Short exercise: All of the lines below are to be printed again exactly; images are excluded from the output.

Given information:
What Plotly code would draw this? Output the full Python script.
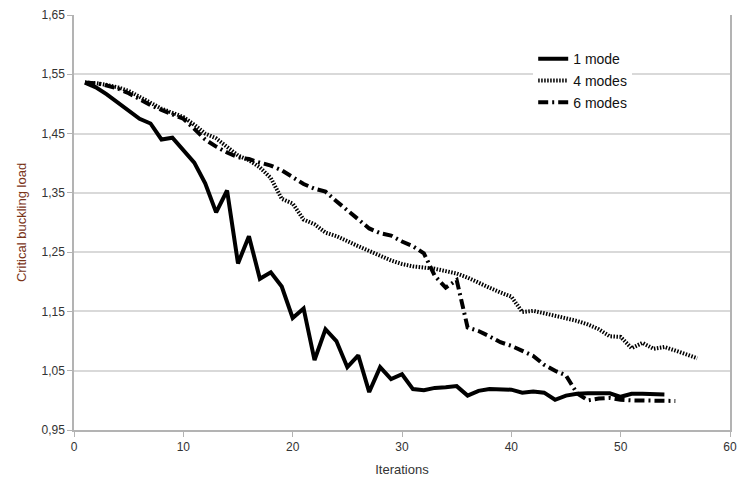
import plotly.graph_objects as go

mode1 = [1.536, 1.528, 1.516, 1.502, 1.490, 1.475, 1.467, 1.440, 1.443, 1.421,
         1.401, 1.366, 1.317, 1.354, 1.231, 1.277, 1.205, 1.216, 1.192, 1.139,
         1.155, 1.068, 1.120, 1.100, 1.056, 1.076, 1.014, 1.056, 1.036, 1.044,
         1.019, 1.017, 1.021, 1.022, 1.024, 1.008, 1.016, 1.019, 1.019, 1.018,
         1.013, 1.015, 1.013, 1.001, 1.008, 1.011, 1.012, 1.012, 1.012, 1.006,
         1.011, 1.011, 1.010, 1.010]
modes4 = [1.536, 1.535, 1.532, 1.528, 1.522, 1.512, 1.502, 1.492, 1.485, 1.478,
          1.465, 1.450, 1.442, 1.428, 1.413, 1.405, 1.393, 1.375, 1.340, 1.332,
          1.305, 1.297, 1.283, 1.277, 1.268, 1.260, 1.252, 1.244, 1.236, 1.230,
          1.226, 1.224, 1.222, 1.218, 1.214, 1.207, 1.198, 1.190, 1.182, 1.175,
          1.149, 1.151, 1.147, 1.143, 1.138, 1.134, 1.128, 1.120, 1.108, 1.107,
          1.088, 1.097, 1.087, 1.090, 1.084, 1.078, 1.071]
modes6 = [1.536, 1.535, 1.531, 1.526, 1.518, 1.508, 1.498, 1.490, 1.483, 1.475,
          1.458, 1.440, 1.428, 1.418, 1.410, 1.407, 1.401, 1.396, 1.388, 1.377,
          1.365, 1.357, 1.352, 1.336, 1.320, 1.305, 1.290, 1.282, 1.278, 1.268,
          1.260, 1.248, 1.210, 1.190, 1.203, 1.123, 1.117, 1.108, 1.098, 1.092,
          1.083, 1.075, 1.060, 1.050, 1.042, 1.012, 1.000, 1.003, 1.004, 1.001,
          1.000, 1.000, 0.999, 1.000, 0.999]

y_ticks = [0.95, 1.05, 1.15, 1.25, 1.35, 1.45, 1.55, 1.65]
y_tick_text = ["0,95", "1,05", "1,15", "1,25", "1,35", "1,45", "1,55", "1,65"]
x_ticks = [0, 10, 20, 30, 40, 50, 60]

fig = go.Figure()
fig.add_trace(go.Scatter(x=list(range(1, len(mode1) + 1)), y=mode1, mode="lines",
                         name="1 mode", legendgroup="a",
                         line=dict(color="black", width=4)))
fig.add_trace(go.Scatter(x=list(range(1, len(modes4) + 1)), y=modes4, mode="lines",
                         name="4 modes", legendgroup="b",
                         line=dict(color="black", width=4, dash="1.5px,1.5px")))
fig.add_trace(go.Scatter(x=list(range(1, len(modes6) + 1)), y=modes6, mode="lines",
                         name="6 modes", legendgroup="c",
                         line=dict(color="black", width=4, dash="10px,4px,2px,4px")))

axis_col = "#b3b3b3"
fig.update_layout(
    width=738, height=487,
    margin=dict(l=74, r=8, t=15, b=57, autoexpand=False),
    paper_bgcolor="white", plot_bgcolor="white",
    font=dict(family="Liberation Sans, Arial, sans-serif", size=12, color="#333333"),
    showlegend=True,
    hovermode=False,
    legend=dict(x=0.70, y=0.932, xanchor="left", yanchor="top",
                bgcolor="white", font=dict(size=14, color="#111111"),
                tracegroupgap=0.5, itemwidth=30),
    xaxis=dict(range=[0, 60], tickvals=x_ticks, showgrid=False, zeroline=False,
               showline=True, linecolor=axis_col, linewidth=1.5, automargin=False,
               ticklabeloverflow="allow",
               ticks="outside", ticklen=5, tickcolor=axis_col,
               title=dict(text="Iterations", font=dict(size=13, color="#333333"), standoff=12)),
    yaxis=dict(range=[0.95, 1.65], tickvals=y_ticks, ticktext=y_tick_text,
               showgrid=True, gridcolor="#d9d9d9", gridwidth=1.5, zeroline=False,
               showline=True, linecolor=axis_col, linewidth=1.5, mirror=True, automargin=False,
               ticks="outside", ticklen=5, tickcolor=axis_col,
               title=dict(text="Critical buckling load", font=dict(size=13, color="#7a3418"), standoff=12)),
)

fig.write_html("out.html", config={"displayModeBar": False},
               post_script="document.body.style.margin='0';")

Answer:
What Plotly code would draw this? Output the full Python script.
import plotly.graph_objects as go

mode1 = [1.536, 1.528, 1.516, 1.502, 1.490, 1.475, 1.467, 1.440, 1.443, 1.421,
         1.401, 1.366, 1.317, 1.354, 1.231, 1.277, 1.205, 1.216, 1.192, 1.139,
         1.155, 1.068, 1.120, 1.100, 1.056, 1.076, 1.014, 1.056, 1.036, 1.044,
         1.019, 1.017, 1.021, 1.022, 1.024, 1.008, 1.016, 1.019, 1.019, 1.018,
         1.013, 1.015, 1.013, 1.001, 1.008, 1.011, 1.012, 1.012, 1.012, 1.006,
         1.011, 1.011, 1.010, 1.010]
modes4 = [1.536, 1.535, 1.532, 1.528, 1.522, 1.512, 1.502, 1.492, 1.485, 1.478,
          1.465, 1.450, 1.442, 1.428, 1.413, 1.405, 1.393, 1.375, 1.340, 1.332,
          1.305, 1.297, 1.283, 1.277, 1.268, 1.260, 1.252, 1.244, 1.236, 1.230,
          1.226, 1.224, 1.222, 1.218, 1.214, 1.207, 1.198, 1.190, 1.182, 1.175,
          1.149, 1.151, 1.147, 1.143, 1.138, 1.134, 1.128, 1.120, 1.108, 1.107,
          1.088, 1.097, 1.087, 1.090, 1.084, 1.078, 1.071]
modes6 = [1.536, 1.535, 1.531, 1.526, 1.518, 1.508, 1.498, 1.490, 1.483, 1.475,
          1.458, 1.440, 1.428, 1.418, 1.410, 1.407, 1.401, 1.396, 1.388, 1.377,
          1.365, 1.357, 1.352, 1.336, 1.320, 1.305, 1.290, 1.282, 1.278, 1.268,
          1.260, 1.248, 1.210, 1.190, 1.203, 1.123, 1.117, 1.108, 1.098, 1.092,
          1.083, 1.075, 1.060, 1.050, 1.042, 1.012, 1.000, 1.003, 1.004, 1.001,
          1.000, 1.000, 0.999, 1.000, 0.999]

y_ticks = [0.95, 1.05, 1.15, 1.25, 1.35, 1.45, 1.55, 1.65]
y_tick_text = ["0,95", "1,05", "1,15", "1,25", "1,35", "1,45", "1,55", "1,65"]
x_ticks = [0, 10, 20, 30, 40, 50, 60]

fig = go.Figure()
fig.add_trace(go.Scatter(x=list(range(1, len(mode1) + 1)), y=mode1, mode="lines",
                         name="1 mode", legendgroup="a",
                         line=dict(color="black", width=4)))
fig.add_trace(go.Scatter(x=list(range(1, len(modes4) + 1)), y=modes4, mode="lines",
                         name="4 modes", legendgroup="b",
                         line=dict(color="black", width=4, dash="1.5px,1.5px")))
fig.add_trace(go.Scatter(x=list(range(1, len(modes6) + 1)), y=modes6, mode="lines",
                         name="6 modes", legendgroup="c",
                         line=dict(color="black", width=4, dash="10px,4px,2px,4px")))

axis_col = "#b3b3b3"
fig.update_layout(
    width=738, height=487,
    margin=dict(l=74, r=8, t=15, b=57, autoexpand=False),
    paper_bgcolor="white", plot_bgcolor="white",
    font=dict(family="Liberation Sans, Arial, sans-serif", size=12, color="#333333"),
    showlegend=True,
    hovermode=False,
    legend=dict(x=0.70, y=0.932, xanchor="left", yanchor="top",
                bgcolor="white", font=dict(size=14, color="#111111"),
                tracegroupgap=0.5, itemwidth=30),
    xaxis=dict(range=[0, 60], tickvals=x_ticks, showgrid=False, zeroline=False,
               showline=True, linecolor=axis_col, linewidth=1.5, automargin=False,
               ticklabeloverflow="allow",
               ticks="outside", ticklen=5, tickcolor=axis_col,
               title=dict(text="Iterations", font=dict(size=13, color="#333333"), standoff=12)),
    yaxis=dict(range=[0.95, 1.65], tickvals=y_ticks, ticktext=y_tick_text,
               showgrid=True, gridcolor="#d9d9d9", gridwidth=1.5, zeroline=False,
               showline=True, linecolor=axis_col, linewidth=1.5, mirror=True, automargin=False,
               ticks="outside", ticklen=5, tickcolor=axis_col,
               title=dict(text="Critical buckling load", font=dict(size=13, color="#7a3418"), standoff=12)),
)

fig.write_html("out.html", config={"displayModeBar": False},
               post_script="document.body.style.margin='0';")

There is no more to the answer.